Quote Originally Posted by Sageous View Post
There is, and that switch is memory. The only way to know, even to assume, that something is not right is to have a benchmark of truth to which to compare it. Without memory, that benchmark is inaccessible.


I'm not sure about this. Cognitive dissonance is a similar event, but, as it is a conflict of beliefs, and both the dissonance itself and its resolution cannot happen without some self-awareness present. In other words, yes, you can (and likely will) experience cognitive dissonance in a dream, but only after you're lucid. In regular NLD's the lack of a self-aware "You," and all your requisite (memory based) intellectual and emotional baggage, prevents cognitive dissonance from existing, I think.
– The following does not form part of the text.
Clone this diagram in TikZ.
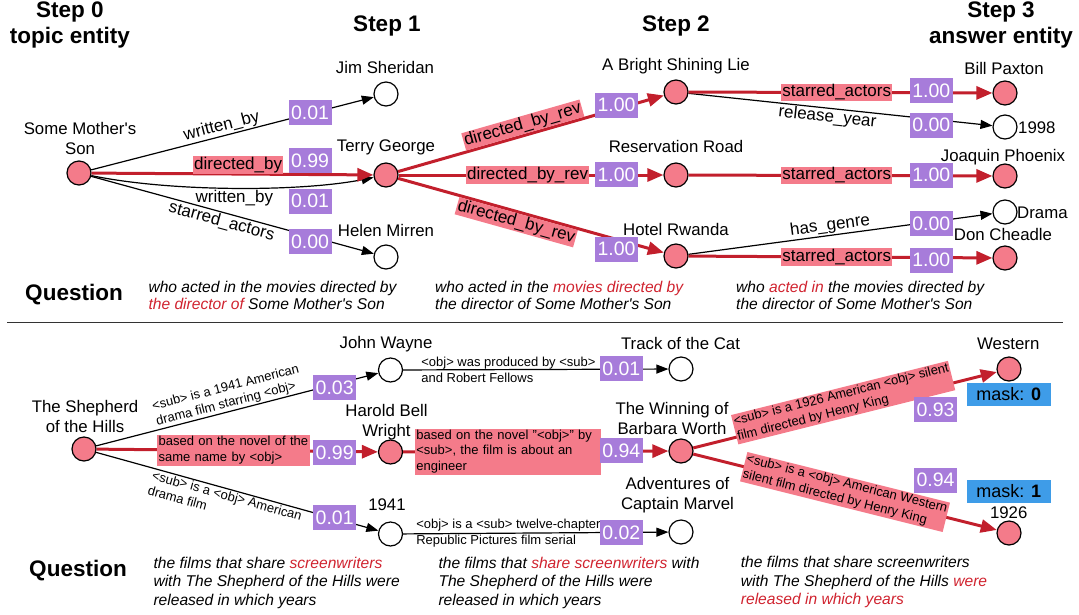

In a sense, cognitive dissonance is a higher-end logical mode, which requires not only the presence of memory but of self-awareness as well.

Now that last paragraph makes it sound like logic does not work just fine in dreams, but suffice it to say that cognitive dissonance is a condition that doesn't exist without a little self-aware help in waking life, either.



Yup. Self-awareness in a dream is the necessary tool for accessing memory and getting things mentally organized. Keep in mind, though, that even that initial suspicion requires unnatural self-awareness or memory* to be sparked.

* This BTW is why we do all that mnemonic work in MILD, as it creates a rote trigger that slightly cracks the door to memory in a dream, and allows you a chance to become aware of the dream -- suspicious, as it were -- through a failure in the logic that was working just fine before the crack appeared.
I agree with everything you've said however I think you are missing something.

What causes the memory to be a trigger? If it were only the memory, would we not experience that trigger every time equally across every experience?
There has been science done that suggests that a memory which has more emotion attached will be remembered more clearly and longer. This is particularly advantageous knowledge for the advertising industry.
Applying that to our dreams, we can infer that depending on the emotional quality or intensity of memory, that trigger could be more or less powerful. This would lead to our experiences where in some cases, only a throw away explanation is needed, and in other cases, a massive logical sequence is needed to justify the discrepancy.

My point is only that there is an emotional and energetic element to the process. That is why in my opinion, mantras work so well when you believe fully in what you are saying. Repeating words is great, but without the strong weight of intention behind them, they fall on deaf ears.

That is the basic premise. It gets more complicated when you consider that emotion and memory are not specific or linear. Emotions and memories are also very intertwined with one another. The logical aspect in my mind is only part of the justification and explanation process.